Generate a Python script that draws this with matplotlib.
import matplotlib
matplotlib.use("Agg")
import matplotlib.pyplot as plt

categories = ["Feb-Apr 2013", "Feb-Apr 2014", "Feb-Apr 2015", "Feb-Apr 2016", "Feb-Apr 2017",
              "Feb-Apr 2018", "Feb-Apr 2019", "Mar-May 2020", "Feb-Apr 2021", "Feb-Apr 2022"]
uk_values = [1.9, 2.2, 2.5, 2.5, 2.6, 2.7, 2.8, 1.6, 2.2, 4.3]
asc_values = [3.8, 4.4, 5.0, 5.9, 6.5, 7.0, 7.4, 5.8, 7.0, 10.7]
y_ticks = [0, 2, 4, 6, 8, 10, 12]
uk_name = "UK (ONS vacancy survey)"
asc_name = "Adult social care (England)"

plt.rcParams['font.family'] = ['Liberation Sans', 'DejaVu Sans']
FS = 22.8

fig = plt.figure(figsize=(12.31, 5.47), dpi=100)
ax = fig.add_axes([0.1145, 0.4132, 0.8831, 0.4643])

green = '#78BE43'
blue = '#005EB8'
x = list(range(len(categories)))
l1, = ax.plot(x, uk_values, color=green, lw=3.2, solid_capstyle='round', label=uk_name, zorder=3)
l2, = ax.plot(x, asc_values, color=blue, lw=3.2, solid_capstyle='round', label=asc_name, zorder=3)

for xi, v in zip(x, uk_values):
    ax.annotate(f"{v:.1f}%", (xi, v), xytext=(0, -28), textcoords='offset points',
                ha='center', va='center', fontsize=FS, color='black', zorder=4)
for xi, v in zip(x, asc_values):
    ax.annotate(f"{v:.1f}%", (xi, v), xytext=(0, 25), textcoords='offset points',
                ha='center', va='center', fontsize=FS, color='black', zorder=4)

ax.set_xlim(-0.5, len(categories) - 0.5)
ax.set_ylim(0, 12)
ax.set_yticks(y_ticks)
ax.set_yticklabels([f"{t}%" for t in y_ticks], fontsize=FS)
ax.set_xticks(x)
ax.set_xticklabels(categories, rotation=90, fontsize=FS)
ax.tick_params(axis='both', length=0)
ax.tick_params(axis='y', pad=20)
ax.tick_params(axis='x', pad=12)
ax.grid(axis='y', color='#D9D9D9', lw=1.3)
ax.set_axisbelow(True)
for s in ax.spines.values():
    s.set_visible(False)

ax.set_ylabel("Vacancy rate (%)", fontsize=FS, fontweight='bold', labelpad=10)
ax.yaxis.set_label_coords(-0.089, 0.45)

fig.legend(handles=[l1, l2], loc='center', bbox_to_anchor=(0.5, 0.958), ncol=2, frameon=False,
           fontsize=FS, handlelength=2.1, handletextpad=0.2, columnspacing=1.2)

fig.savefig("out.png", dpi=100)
.....
- PROBLEM:
Pick out each line in the material containing "matplotlib".

- COMPLETED TASK:
Generate a Python script that draws this with matplotlib.
import matplotlib
matplotlib.use("Agg")
import matplotlib.pyplot as plt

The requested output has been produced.